If you look at this ad, you may be wondering (as I did when I stumbled across it) why Charlie Brown is advertising a television show in 1963… and why, of all shows, he’s advertising The Untouchables. (Or you may be one of the many people now populating the earth too young to remember the TV series that ran from 1959 to 1963, nor its 1987 film adaptation, nor its 1993 TV revival. For those who are still fresh of heart, I will let you know that it was a gangster show, about an FBI agent and his work against Al Capone and his fellow mobsters.)
This ad ran in the San Bernardino (California) Sun in September, 1963. Channel 18, KCHU, was not a brand new station. According to this K.M. Richards article I rely on for much KCHU data, it had gone on the air in 1962, the first UHF station in Southern California. UHF, those higher-numbered TV stations, were not a major player in the TV scene at the time. Ultra High Frequency TV had not only been developed after the lower-numbered Very High Frequency (VHF) broadcast, but the government had stopped granting stations for years while they reserved the bandwidth for eventual separate color TV broadcasting. Only after a method of broadcasting color was developed that would still work with existing black-and-white sets and content did the US government resume licensing UHF use. Add that to the fact that UHF stations had weaker broadcast signals that wouldn’t carry as far, and you ended up with a bit of a loop: there weren’t stations because there wasn’t an audience, and the potential audience wasn’t buying UHF-compatible TV sets because there weren’t stations. If you had a five-year-old TV set in 1963, there was less than a one-in-ten chance that it had UHF reception built in.
The 1962 launch of the station did not go well. The original owner apparently quickly wanted to get it off their hands, and found new owner to buy them out. Who? Well, this is a piece of information that I had correctly guessed before I had looked it up. This Channel 18 ad doesn’t look like an ad that anyone would license. For one thing, who would license Charlie Brown, then associated solely with Tennessee Ernie Ford’s TV show, to advertise a rerun channel that was not airing the Ford show? And even if they did, wouldn’t there be a copyright tag on the image?
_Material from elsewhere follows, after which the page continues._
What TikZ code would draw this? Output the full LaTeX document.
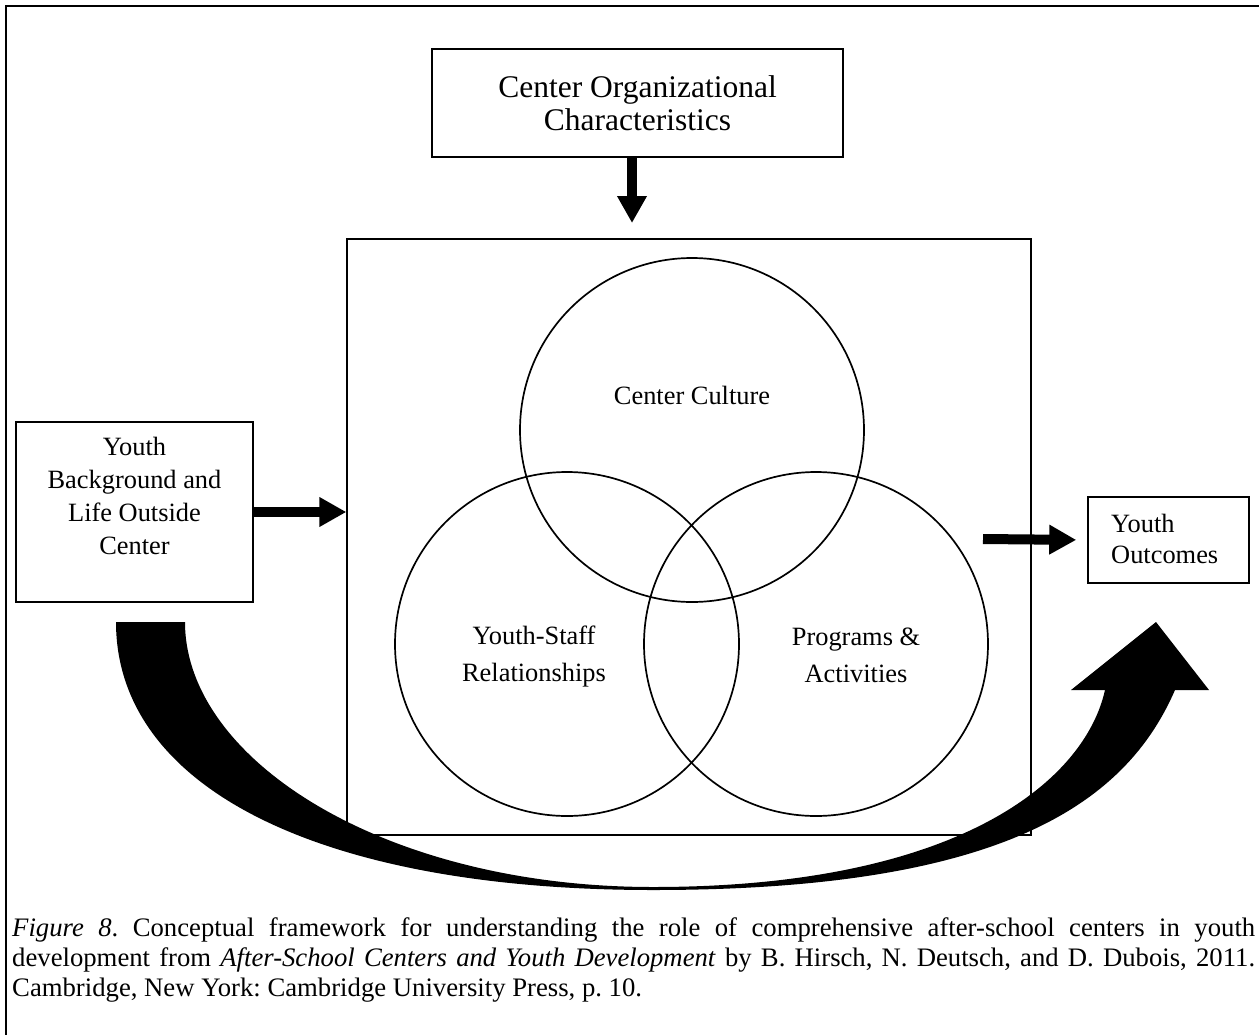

But there was one group of people who felt free to use Charlie Brown in their ads, and that’s newspapers that ran Peanuts. It was quite common to use comic strip characters to advertise the paper and the fact that you could read that strip in the paper, and it was not unreasonable. The blatantly non-Schulz ad here for the daily comics in the Des Moines register is an example — and hey, Charlie Brown in space in April 1958, not only before his association with NASA but even before NASA existed, that’s kinda cool, right?) So yes, it was the newspaper that the The Untouchables ad ran in which had bought out the station, in early 1963. For the end of September, they were doing a relaunch with a new line-up of shows. In order to build audience, they were offering to pay half the cost of the $30 it would take viewers to have their TV sets converted to take UHF. (That $15 price that remained would be the equivalent of $150 today… for which you can now buy a 42-inch HD smart TV with voice remote. If you wanted a “voice remote” in 1963, you had to have a kid brother.) And it seems like they felt that as long as they owned the paper, they could use characters to advertising things the paper owned. It wasn’t just Charlie Brown, although they did use him repeatedly, not just for the reruns of The Untouchables but also for Frontier Circus and “the children’s programs” in general. Linus and Snoopy also got into the act.
And while the majority of the ads were featuring Peanuts characters, Dick Tracy did get pulled into advertise the cop show Dragnet (which makes sense, but wouldn’t Tracy have been a more logical choice to promote The Untouchables as well?) Dennis the Menace, agent of family chaos, makes an intriguing choice to promote Divorce Court.
Once the new line-up actually launched, the comic character ads went away, replaced by ads using pictures from the actual TV shows they were promoting.
So, did having their lineup launched by famed comics characters make KCHU a long-lived and thriving media colossus? Alas, no. When a media conglomerate bought out the newspaper the next year, they only wanted the paper itself. The TV station was just a blip in California TV history. No one has been able to watch Frontier Circus on San Bernardino’s channel 18 in my lifetime, and the world is, I presume, sadder for it.